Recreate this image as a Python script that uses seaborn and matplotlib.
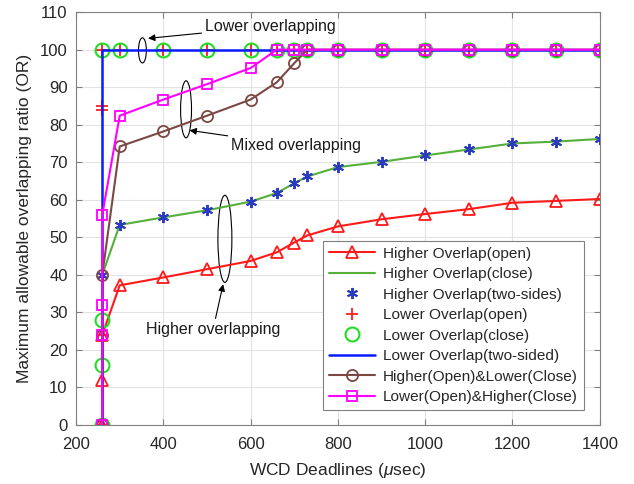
import matplotlib
matplotlib.use("Agg")
import matplotlib.pyplot as plt
from matplotlib.patches import Ellipse
import seaborn as sns
import pandas as pd

# ---- data -------------------------------------------------------------
x_ho = [260, 260, 260, 300, 400, 500, 600, 660, 700, 730, 800, 900, 1000, 1100, 1200, 1300, 1400]
higher_open = [0, 12, 24, 37.2, 39.3, 41.5, 43.7, 46.0, 48.6, 50.5, 52.9, 54.8, 56.2, 57.5, 59.2, 59.7, 60.2]

x_hc = [260, 260, 300, 400, 500, 600, 660, 700, 730, 800, 900, 1000, 1100, 1200, 1300, 1400]
higher_close = [0, 40, 53.3, 55.3, 57.2, 59.5, 61.8, 64.4, 66.2, 68.7, 70.1, 71.8, 73.4, 75.0, 75.5, 76.2]

x_hts = [260, 300, 400, 500, 600, 660, 700, 730, 800, 900, 1000, 1100, 1200, 1300, 1400]
higher_two = [40, 53.3, 55.3, 57.2, 59.5, 61.8, 64.4, 66.2, 68.7, 70.1, 71.8, 73.4, 75.0, 75.5, 76.2]

x_lo = [260, 260, 260, 260, 260, 300, 400, 500, 600, 660, 700, 730, 800, 900, 1000, 1100, 1200, 1300, 1400]
lower_open = [0, 24, 84, 85, 100, 100, 100, 100, 100, 100, 100, 100, 100, 100, 100, 100, 100, 100, 100]

x_lc = [260, 260, 260, 260, 300, 400, 500, 600, 660, 700, 730, 800, 900, 1000, 1100, 1200, 1300, 1400]
lower_close = [0, 16, 28, 100, 100, 100, 100, 100, 100, 100, 100, 100, 100, 100, 100, 100, 100, 100]

x_lts = [260, 260, 300, 400, 500, 600, 660, 700, 730, 800, 900, 1000, 1100, 1200, 1300, 1400]
lower_two = [0, 100, 100, 100, 100, 100, 100, 100, 100, 100, 100, 100, 100, 100, 100, 100]

x_mix1 = [260, 260, 260, 300, 400, 500, 600, 660, 700, 730, 800, 900, 1000, 1100, 1200, 1300, 1400]
hopen_lclose = [0, 24, 40, 74.2, 78.2, 82.4, 86.7, 91.3, 96.4, 100, 100, 100, 100, 100, 100, 100, 100]

x_mix2 = [260, 260, 260, 260, 300, 400, 500, 600, 660, 700, 730, 800, 900, 1000, 1100, 1200, 1300, 1400]
lopen_hclose = [0, 24, 32, 56, 82.4, 86.7, 90.8, 95.1, 100, 100, 100, 100, 100, 100, 100, 100, 100, 100]

x_ticks = [200, 400, 600, 800, 1000, 1200, 1400]
y_ticks = list(range(0, 111, 10))

labels = ["Higher Overlap(open)", "Higher Overlap(close)", "Higher Overlap(two-sides)",
          "Lower Overlap(open)", "Lower Overlap(close)", "Lower Overlap(two-sided)",
          "Higher(Open)&Lower(Close)", "Lower(Open)&Higher(Close)"]

# ---- style ------------------------------------------------------------
sns.set_style("whitegrid")
plt.rcParams["font.family"] = ["Liberation Sans", "DejaVu Sans"]
plt.rcParams["mathtext.fontset"] = "custom"
plt.rcParams["mathtext.it"] = "Liberation Sans:italic"
plt.rcParams["mathtext.rm"] = "Liberation Sans"

fig = plt.figure(figsize=(6.34, 4.84), dpi=100)
ax = fig.add_axes([0.12, 0.122, 0.826, 0.853])

RED, GREEN, STAR, LGREEN, BLUE, BROWN, MAG = ("#ff1a1a", "#55b03a", "#2a3bbf", "#22dd22",
                                              "#0a1aff", "#7c4843", "#ff00ff")

def style(color, marker=None, ms=8, face="none", mew=1.3, lw=1.5, ls="-"):
    kw = dict(color=color, linewidth=lw, linestyle=ls)
    if marker is not None:
        kw.update(marker=marker, markersize=ms, markerfacecolor=face,
                  markeredgecolor=color, markeredgewidth=mew)
    return kw

ASTERISK = (6, 2, 0)

series = [
    (x_ho, higher_open, style(RED, "^", 8)),
    (x_hc, higher_close, style(GREEN)),
    (x_hts, higher_two, style(STAR, ASTERISK, 8, face=STAR, mew=1.4, ls="none")),
    (x_lo, lower_open, style(RED, "+", 9, mew=1.3, ls="none")),
    (x_lc, lower_close, style(LGREEN, "o", 10, mew=1.5, ls="none")),
    (x_lts, lower_two, style(BLUE, lw=1.8)),
    (x_mix1, hopen_lclose, style(BROWN, "o", 8)),
    (x_mix2, lopen_hclose, style(MAG, "s", 7)),
]

for (xs, ys, kw), lab in zip(series, labels):
    df = pd.DataFrame({"x": xs, "y": ys})
    sns.lineplot(data=df, x="x", y="y", ax=ax, estimator=None, sort=False,
                 label=lab, legend=False, **kw)

# ---- axes -------------------------------------------------------------
ax.set_xlim(200, 1400)
ax.set_ylim(0, 110)
ax.set_xticks(x_ticks)
ax.set_yticks(y_ticks)
ax.grid(True, color="#e3e3e3", linewidth=0.8)
for s in ax.spines.values():
    s.set_color("#808080")
    s.set_linewidth(0.8)
ax.tick_params(axis="both", which="both", direction="in", length=4, width=0.8,
               colors="#808080", labelcolor="#262626", labelsize=12,
               top=True, right=True, bottom=True, left=True)
ax.tick_params(axis="x", pad=9)
ax.tick_params(axis="y", pad=6)
ax.set_xlabel(r"WCD Deadlines ($\mu$sec)", fontsize=12.5, color="#262626", labelpad=6)
ax.set_ylabel("Maximum allowable overlapping ratio (OR)", fontsize=12.5, color="#262626", labelpad=6)

# ---- annotations ------------------------------------------------------
arrow = dict(arrowstyle="-|>", color="black", lw=0.8, mutation_scale=10, shrinkA=0, shrinkB=0)
ax.add_patch(Ellipse((352, 99.8), 18, 6.7, fill=False, edgecolor="black", lw=0.8))
ax.annotate("Lower overlapping", xy=(365, 103.0), xytext=(495, 106.2),
            fontsize=11.5, va="center", ha="left", color="#1a1a1a", arrowprops=arrow)
ax.add_patch(Ellipse((452, 84.1), 25, 15.2, fill=False, edgecolor="black", lw=0.8))
ax.annotate("Mixed overlapping", xy=(460, 78.5), xytext=(555, 74.4),
            fontsize=11.5, va="center", ha="left", color="#1a1a1a", arrowprops=arrow)
ax.add_patch(Ellipse((541, 49.6), 32, 23.2, fill=False, edgecolor="black", lw=0.8))
ax.annotate("Higher overlapping", xy=(537, 37.5), xytext=(514, 25.5),
            fontsize=11.5, va="center", ha="center", color="#1a1a1a", arrowprops=arrow)

# ---- legend -----------------------------------------------------------
handles, labs = ax.get_legend_handles_labels()
leg = ax.legend(handles, labs, loc="lower right", bbox_to_anchor=(0.985, 0.017),
                fontsize=11.1, frameon=True, fancybox=False, framealpha=1,
                edgecolor="#808080", numpoints=1, handlelength=3.0,
                labelspacing=0.42, borderpad=0.4, handletextpad=0.5)
leg.get_frame().set_linewidth(0.8)

fig.savefig("out.png", dpi=100)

# # #

» **TASK TO CARRY OUT**: Write out exactly the lines between the start of the data and the line with "import pandas as pd", including both, but none of the pictures.

» **EXERCISE SOLUTION**:
Recreate this image as a Python script that uses seaborn and matplotlib.
import matplotlib
matplotlib.use("Agg")
import matplotlib.pyplot as plt
from matplotlib.patches import Ellipse
import seaborn as sns
import pandas as pd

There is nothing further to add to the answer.